Our friend, normally a very mild man, began to shout in fury. His great scientific discovery had been reduced to little bits of stems and flowers. His wife, pitying the maid, suggested that they could reassemble all the parts and still send the plant to the museum. He was even more outraged, saying that no respectable scientist would accept a plant that had been pieced back together. He wasn’t sure he’d ever be able to locate the place where he had found it again and he might never again have an opportunity to name a flower.

Language is the lovely, wild flower growing in the forest. It has no need of names or explanations. With its stems and blossoms and roots and leaves it is an organic whole and that is the comprehensible input that teachers present, in context, rooted in the earth with all its parts working together to produce meaning. When we keep the language whole, our students are able to see it as a living organism. As we use the whole language to interact with them, to communicate, they see it breathe and grow before their eyes. And thus it takes root and grows in their brain, reproducing itself as it becomes their thing, their personal tool that they can use to express their own ideas and thoughts. As teachers we must be as careful as botanists to maintain the integrity of the language, to keep it whole rather than breaking it down into “parts of speech.”

Teachers who spend precious class time talking about the language, although they are doing what their own teachers did before them, although they are well-meaning and find beauty in the bits and pieces of their lessons, are like our friend’s maid, using a very precious and unique plant to make a pretty dinner table. The end result is a dead organism reduced to broken parts of the whole that our students are unable to put back together.

As Cato the Elder said, “Grasp the subject, the words will follow.” Simply put, to learn to speak a language all you need is someone to talk to and something to talk about. Comprehensible Input teachers talk to their students about things that interest them. TPRS uses stories to keep their interest, but the stories are preceded by PQA, Personalized Questions and Answers, and nothing is more compelling than talking about ourselves. Throughout the lesson, the language is whole and organic. We don’t clip off the “difficult” bits like the subjunctive or the past perfect or future conditional. We use whatever is needed while we focus on meaning, on being comprehensible. When our students grasp the subject, they find the words they need.

I showed my students the first scene of The Lord of the Rings, the Prologue. “Three rings were given to the elves…. Seven rings were given to the dwarf-lords … and nine rings were given to the kings of men … but another ring was made … they were all of them deceived.” We discussed it and I questioned them. How many rings were given to the dwarfs? To the elves? Where was the master ring made?  Weeks later, discussing a later scene in the movie, I asked, “Who made the master ring?” One of my students answered, “The ring was made by Sauron.”

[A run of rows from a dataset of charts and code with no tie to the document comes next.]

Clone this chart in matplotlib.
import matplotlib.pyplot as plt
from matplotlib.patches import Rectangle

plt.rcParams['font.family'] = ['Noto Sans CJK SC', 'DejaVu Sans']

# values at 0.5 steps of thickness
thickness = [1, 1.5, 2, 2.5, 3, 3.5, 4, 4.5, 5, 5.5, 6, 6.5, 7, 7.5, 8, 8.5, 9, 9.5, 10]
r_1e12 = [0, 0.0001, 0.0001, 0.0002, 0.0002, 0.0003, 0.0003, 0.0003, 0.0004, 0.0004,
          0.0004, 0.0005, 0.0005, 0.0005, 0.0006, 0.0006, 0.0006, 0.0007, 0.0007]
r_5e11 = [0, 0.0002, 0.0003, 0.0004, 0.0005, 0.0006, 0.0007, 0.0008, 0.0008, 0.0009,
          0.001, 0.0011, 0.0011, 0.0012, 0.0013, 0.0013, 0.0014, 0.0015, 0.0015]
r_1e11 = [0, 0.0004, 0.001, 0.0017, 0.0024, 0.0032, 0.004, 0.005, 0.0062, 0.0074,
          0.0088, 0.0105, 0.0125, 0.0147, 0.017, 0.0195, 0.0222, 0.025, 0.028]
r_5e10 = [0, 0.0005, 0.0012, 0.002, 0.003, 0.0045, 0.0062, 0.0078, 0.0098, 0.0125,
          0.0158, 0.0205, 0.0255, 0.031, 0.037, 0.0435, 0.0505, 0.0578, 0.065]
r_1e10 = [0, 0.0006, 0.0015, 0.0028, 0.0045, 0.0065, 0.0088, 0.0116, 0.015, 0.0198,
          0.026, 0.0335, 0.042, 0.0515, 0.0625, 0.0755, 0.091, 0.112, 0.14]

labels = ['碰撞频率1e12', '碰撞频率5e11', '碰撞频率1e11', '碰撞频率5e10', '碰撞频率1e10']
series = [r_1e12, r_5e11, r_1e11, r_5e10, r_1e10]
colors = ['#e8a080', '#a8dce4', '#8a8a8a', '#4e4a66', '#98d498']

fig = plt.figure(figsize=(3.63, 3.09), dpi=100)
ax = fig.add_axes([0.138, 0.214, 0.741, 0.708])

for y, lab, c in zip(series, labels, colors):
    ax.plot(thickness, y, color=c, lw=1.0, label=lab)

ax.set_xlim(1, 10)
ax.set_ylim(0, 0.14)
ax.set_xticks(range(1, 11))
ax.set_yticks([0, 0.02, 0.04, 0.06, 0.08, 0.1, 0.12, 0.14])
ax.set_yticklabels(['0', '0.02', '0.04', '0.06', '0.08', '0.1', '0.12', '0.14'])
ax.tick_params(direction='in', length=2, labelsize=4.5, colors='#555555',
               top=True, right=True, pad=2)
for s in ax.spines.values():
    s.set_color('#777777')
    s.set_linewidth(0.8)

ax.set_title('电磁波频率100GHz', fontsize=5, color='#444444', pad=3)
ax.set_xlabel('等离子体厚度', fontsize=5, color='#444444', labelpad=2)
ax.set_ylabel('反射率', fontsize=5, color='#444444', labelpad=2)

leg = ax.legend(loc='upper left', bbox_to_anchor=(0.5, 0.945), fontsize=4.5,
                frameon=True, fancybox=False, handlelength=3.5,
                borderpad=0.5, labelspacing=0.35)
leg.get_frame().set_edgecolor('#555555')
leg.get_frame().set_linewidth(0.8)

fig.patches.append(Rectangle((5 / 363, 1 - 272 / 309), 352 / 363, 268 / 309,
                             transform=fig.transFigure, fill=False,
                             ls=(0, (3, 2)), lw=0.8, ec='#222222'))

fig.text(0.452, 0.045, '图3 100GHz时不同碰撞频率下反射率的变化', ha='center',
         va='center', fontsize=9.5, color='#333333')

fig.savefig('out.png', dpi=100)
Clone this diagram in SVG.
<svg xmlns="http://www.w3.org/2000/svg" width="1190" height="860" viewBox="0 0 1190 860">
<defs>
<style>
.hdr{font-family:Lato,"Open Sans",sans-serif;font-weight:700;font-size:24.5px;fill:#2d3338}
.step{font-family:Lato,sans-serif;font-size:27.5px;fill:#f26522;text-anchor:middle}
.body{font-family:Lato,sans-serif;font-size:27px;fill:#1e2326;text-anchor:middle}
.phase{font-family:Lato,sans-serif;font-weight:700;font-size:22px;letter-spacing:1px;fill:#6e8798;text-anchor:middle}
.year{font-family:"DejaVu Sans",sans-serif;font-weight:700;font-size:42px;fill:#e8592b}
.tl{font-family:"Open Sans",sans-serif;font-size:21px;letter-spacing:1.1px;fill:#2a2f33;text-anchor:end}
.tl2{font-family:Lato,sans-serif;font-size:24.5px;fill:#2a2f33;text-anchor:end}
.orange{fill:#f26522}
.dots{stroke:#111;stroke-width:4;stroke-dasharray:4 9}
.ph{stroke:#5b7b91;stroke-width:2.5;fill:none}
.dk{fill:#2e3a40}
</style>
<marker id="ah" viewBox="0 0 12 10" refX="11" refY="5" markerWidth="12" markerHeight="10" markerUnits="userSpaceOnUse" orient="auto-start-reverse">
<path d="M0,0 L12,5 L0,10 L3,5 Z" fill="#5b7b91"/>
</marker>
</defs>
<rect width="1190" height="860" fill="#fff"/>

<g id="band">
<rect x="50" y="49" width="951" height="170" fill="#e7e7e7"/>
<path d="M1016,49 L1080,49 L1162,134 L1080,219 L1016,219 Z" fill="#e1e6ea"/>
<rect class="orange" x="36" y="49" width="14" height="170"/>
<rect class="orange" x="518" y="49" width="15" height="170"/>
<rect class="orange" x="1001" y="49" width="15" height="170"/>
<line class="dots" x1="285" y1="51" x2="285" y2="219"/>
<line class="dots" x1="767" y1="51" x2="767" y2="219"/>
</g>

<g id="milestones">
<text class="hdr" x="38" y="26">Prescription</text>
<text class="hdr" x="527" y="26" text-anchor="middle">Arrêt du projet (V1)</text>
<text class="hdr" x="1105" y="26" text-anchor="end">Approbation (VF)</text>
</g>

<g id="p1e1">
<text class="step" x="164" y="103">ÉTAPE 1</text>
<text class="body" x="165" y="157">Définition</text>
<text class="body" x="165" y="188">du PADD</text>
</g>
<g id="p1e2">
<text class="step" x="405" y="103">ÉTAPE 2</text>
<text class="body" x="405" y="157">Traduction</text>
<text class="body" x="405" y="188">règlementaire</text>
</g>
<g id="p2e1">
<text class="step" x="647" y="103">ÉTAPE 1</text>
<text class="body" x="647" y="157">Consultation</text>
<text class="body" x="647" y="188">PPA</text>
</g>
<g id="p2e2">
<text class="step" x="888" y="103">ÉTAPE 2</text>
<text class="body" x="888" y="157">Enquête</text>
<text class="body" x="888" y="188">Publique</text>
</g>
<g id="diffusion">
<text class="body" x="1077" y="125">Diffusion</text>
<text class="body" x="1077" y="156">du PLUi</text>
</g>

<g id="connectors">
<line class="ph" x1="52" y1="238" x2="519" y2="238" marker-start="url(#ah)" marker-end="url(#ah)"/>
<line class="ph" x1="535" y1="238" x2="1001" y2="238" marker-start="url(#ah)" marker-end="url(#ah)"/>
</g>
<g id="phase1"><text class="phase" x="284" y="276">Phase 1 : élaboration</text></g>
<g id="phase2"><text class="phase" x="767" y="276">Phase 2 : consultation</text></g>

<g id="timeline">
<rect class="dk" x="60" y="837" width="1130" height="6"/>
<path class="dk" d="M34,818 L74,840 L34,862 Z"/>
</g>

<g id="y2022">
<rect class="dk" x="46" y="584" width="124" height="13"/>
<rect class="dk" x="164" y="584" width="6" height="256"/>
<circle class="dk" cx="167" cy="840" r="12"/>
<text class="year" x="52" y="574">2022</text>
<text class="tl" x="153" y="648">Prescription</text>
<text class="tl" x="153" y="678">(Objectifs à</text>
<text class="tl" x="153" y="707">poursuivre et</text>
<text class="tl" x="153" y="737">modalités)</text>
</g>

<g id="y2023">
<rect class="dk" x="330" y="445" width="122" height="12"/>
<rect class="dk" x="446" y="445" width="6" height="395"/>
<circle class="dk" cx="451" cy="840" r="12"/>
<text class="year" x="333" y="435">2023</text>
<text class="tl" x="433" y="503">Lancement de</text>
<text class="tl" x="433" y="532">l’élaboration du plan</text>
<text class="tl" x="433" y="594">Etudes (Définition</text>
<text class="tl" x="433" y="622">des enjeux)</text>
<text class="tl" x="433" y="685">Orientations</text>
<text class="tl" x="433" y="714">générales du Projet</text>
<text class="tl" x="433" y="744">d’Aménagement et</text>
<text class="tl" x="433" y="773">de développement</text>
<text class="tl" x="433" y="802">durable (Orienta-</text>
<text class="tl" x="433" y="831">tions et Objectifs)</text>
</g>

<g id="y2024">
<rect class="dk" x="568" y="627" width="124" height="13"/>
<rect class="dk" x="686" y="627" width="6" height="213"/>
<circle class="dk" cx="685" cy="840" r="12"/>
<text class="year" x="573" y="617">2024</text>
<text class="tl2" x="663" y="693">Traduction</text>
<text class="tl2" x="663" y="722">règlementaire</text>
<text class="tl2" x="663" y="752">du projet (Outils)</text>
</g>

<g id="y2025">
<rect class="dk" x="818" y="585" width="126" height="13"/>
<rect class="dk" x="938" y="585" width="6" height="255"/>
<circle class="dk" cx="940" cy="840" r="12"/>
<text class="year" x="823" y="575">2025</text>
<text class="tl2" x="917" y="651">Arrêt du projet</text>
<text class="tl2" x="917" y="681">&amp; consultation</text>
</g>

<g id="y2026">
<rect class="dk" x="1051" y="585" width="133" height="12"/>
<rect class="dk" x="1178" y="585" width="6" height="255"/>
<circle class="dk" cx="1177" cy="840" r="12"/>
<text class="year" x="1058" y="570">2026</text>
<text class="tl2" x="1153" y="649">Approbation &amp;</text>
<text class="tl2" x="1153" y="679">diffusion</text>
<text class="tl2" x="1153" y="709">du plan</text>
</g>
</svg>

Did he know that he was using the passive voice? No. Could he tell you what the passive voice construction is? No. Did he need a schema to help him find the correct auxiliary? No. Was he using it correctly and appropriately? Yes.

So let us be gardeners that cultivate beautiful plants, plants that live and grow in our students’ minds as an organic whole. We know that acquiring another language opens up worlds because it allows us to communicate with marvelous people from distant lands and many of those people have no idea what the passive voice construction is, though they use it every day.